Internal note on non-ED generalization: running the image model on non-ED MIMIC-CXR (n = 9,589) gives AUROC 0.534 [0.520, 0.548]. The backbone was pretrained on this population so this is not an independent test.

All numbers, CIs, and pairwise comparisons: artifacts/evaluation/final_publication_report.json


Structure

src/
  data/             cohort construction and feature engineering (19 scripts)
  datasets/         PyTorch Dataset classes for binary, multilabel, multimodal
  models/           DenseNet-121 backbone, TabularMLP, concat and attention fusion
  training/         training scripts for all model types
  evaluation/       bootstrap, calibration analysis, decision curve analysis
  interpretability/ Grad-CAM
  qc/               data quality checks

scripts/            figure generation, SHAP, temperature scaling, delta-ECE bootstrap, publication report aggregation
configs/
  experiments/      YAML configs for the main training runs
  paths.local.example.yaml

artifacts/
  evaluation/       bootstrap JSONs, calibration plots, ablation CSV, SHAP figures
  interpretability/ Grad-CAM overlays (TP, FP, FN cases)
  models/           config.json and metrics.json per run (weights not committed)

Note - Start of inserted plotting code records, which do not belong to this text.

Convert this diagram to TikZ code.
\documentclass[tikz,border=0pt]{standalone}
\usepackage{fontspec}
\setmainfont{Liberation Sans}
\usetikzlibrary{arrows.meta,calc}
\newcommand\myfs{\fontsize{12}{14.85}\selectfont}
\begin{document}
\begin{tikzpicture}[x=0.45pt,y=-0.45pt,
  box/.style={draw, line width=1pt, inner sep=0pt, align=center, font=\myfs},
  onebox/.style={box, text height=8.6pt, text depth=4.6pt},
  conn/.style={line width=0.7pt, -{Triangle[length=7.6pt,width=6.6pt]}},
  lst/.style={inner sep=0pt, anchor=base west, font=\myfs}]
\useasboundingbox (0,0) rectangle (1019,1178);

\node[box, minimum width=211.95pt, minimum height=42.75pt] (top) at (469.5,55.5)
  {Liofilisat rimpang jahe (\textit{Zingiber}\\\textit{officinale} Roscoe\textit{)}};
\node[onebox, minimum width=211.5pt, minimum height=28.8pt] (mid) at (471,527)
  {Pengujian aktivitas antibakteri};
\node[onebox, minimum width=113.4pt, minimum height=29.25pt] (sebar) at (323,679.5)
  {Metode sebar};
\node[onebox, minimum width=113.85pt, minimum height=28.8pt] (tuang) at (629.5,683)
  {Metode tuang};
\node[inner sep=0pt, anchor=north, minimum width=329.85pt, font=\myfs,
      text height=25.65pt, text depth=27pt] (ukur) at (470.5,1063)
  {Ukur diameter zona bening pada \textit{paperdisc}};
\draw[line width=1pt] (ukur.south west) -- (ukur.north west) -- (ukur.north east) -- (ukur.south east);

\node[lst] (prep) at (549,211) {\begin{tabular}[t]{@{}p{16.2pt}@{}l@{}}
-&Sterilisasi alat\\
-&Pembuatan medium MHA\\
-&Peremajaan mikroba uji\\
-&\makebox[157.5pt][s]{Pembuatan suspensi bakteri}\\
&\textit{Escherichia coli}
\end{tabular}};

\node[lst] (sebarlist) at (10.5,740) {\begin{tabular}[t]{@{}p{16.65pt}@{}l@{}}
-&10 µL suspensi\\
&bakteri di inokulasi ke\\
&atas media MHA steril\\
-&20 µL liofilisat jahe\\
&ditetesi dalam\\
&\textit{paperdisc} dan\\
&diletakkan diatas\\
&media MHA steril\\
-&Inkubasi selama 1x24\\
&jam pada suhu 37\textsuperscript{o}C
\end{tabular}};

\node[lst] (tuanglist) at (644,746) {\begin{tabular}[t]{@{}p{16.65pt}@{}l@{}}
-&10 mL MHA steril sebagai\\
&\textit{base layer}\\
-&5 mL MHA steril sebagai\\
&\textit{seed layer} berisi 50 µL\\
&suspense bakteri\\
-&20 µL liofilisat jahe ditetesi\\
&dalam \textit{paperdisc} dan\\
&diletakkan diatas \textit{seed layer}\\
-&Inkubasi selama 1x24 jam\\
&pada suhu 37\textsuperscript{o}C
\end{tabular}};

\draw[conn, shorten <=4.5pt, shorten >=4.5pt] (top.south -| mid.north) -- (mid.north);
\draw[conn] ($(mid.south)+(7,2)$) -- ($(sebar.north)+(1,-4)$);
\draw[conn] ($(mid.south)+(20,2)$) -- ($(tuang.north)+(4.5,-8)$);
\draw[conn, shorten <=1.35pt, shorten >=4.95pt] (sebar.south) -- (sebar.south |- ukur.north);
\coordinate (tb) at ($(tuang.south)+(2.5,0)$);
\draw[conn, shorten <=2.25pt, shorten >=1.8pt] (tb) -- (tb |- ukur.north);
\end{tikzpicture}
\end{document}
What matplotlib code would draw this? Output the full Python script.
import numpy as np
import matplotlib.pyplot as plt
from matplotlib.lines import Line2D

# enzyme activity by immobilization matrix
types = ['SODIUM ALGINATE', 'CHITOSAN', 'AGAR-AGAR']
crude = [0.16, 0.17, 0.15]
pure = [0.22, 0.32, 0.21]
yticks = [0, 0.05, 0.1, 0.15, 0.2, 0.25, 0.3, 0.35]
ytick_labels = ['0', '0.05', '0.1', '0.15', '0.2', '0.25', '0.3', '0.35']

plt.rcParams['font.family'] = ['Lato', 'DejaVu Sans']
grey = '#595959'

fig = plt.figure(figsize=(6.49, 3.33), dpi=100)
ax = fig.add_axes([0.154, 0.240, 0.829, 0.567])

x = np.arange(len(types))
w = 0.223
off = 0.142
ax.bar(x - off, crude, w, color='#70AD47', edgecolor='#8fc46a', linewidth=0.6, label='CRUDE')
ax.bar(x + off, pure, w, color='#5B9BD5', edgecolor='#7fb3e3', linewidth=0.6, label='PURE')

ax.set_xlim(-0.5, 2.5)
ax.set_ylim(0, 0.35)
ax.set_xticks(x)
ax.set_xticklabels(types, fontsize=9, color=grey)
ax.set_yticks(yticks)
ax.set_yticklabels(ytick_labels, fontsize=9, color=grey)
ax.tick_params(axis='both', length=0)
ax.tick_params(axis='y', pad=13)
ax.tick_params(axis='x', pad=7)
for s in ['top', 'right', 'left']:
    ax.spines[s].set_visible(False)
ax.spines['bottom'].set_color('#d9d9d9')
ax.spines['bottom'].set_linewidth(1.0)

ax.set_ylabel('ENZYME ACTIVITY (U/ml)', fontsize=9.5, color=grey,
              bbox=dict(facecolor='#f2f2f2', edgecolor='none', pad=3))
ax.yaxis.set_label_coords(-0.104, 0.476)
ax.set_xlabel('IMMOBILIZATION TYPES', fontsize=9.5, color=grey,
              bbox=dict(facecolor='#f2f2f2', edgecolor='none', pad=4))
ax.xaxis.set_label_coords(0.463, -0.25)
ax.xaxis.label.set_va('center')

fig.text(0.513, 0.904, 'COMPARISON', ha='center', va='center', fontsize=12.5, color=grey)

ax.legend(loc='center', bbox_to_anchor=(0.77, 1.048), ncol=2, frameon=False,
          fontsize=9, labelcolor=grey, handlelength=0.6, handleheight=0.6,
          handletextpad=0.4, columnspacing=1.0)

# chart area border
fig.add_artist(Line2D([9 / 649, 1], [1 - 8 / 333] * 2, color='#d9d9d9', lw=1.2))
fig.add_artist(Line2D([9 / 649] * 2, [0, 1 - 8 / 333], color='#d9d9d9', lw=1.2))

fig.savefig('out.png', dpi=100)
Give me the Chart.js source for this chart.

tests/              77 unit tests covering models, feature engineering, bootstrap eval
Dockerfile
Makefile
streamlit_app.py    dashboard for browsing run metrics and bootstrap results

Cohort and methodology notes

t₀ anchor: CXR acquisition timestamp (DICOM StudyDate + StudyTime). Every clinical feature comes from the ED triage intake, which structurally precedes imaging. There are no post-t₀ features.

Label policy: CheXpert uncertain labels are excluded from training (u_ignore). Results under u_zero and u_one policies are included in the ablation.

Split: Patients ranked by their first t₀, then assigned 80/10/10. No patient appears in more than one split.


Setup

pip install -r requirements_dev.txt
pip install -e . --no-deps

MIMIC data requires PhysioNet credentialed access. After downloading, set your local paths:

cp configs/paths.local.example.yaml configs/paths.local.yaml
# fill in MIMIC roots in paths.local.yaml

Build the cohort manifests from raw MIMIC data first (required before any training step):

bash scripts/run_data_pipeline.sh

Then run the training and evaluation pipeline:

make pretrain             # multilabel CheXpert pretraining
make finetune_image       # image-only binary pneumonia
make finetune_multimodal  # image + triage fusion
make train_clinical       # logistic regression and XGBoost baselines
make evaluate             # bootstrap, calibration, ablation
make shap                 # SHAP for XGBoost
make report               # write final_publication_report.json
make all                  # full pipeline (after run_data_pipeline.sh)

Docker (requires GPU):

docker build -t multimodal-pneumonia .
docker run --gpus all \
  -v /path/to/mimic_cxr_jpg:/workspace/mimic_cxr_jpg:ro \
  -v /path/to/mimic_iv_ed:/workspace/mimic_iv_ed:ro \
  -v /path/to/artifacts:/workspace/artifacts \
  multimodal-pneumonia make all

Trained weights (~800 MB–1.2 GB per checkpoint) are not redistributed under the PhysioNet Data Use Agreement. To obtain weights, complete PhysioNet credentialing and re-run make all after configuring configs/paths.local.yaml.


Tests

python -m pytest tests/ -v

77 tests, 1 skipped (requires the temporal constraint columns). Tests cover model forward passes, feature clipping bounds, bootstrap metric computation, and pipeline QC invariants. No MIMIC data required.


Dashboard

streamlit run streamlit_app.py

The dashboard reads pre-computed metrics from artifacts/evaluation/ and runs without MIMIC access for browsing results, calibration plots, bootstrap comparisons, and Grad-CAM overlays.


Data compliance

Uses MIMIC-CXR-JPG v2.1.0, MIMIC-IV v2.2, and MIMIC-IV-ED v2.2 under the PhysioNet Credentialed Health Data License. No patient-level data is committed to this repository. Reproducing results requires completing PhysioNet credentialing at physionet.org.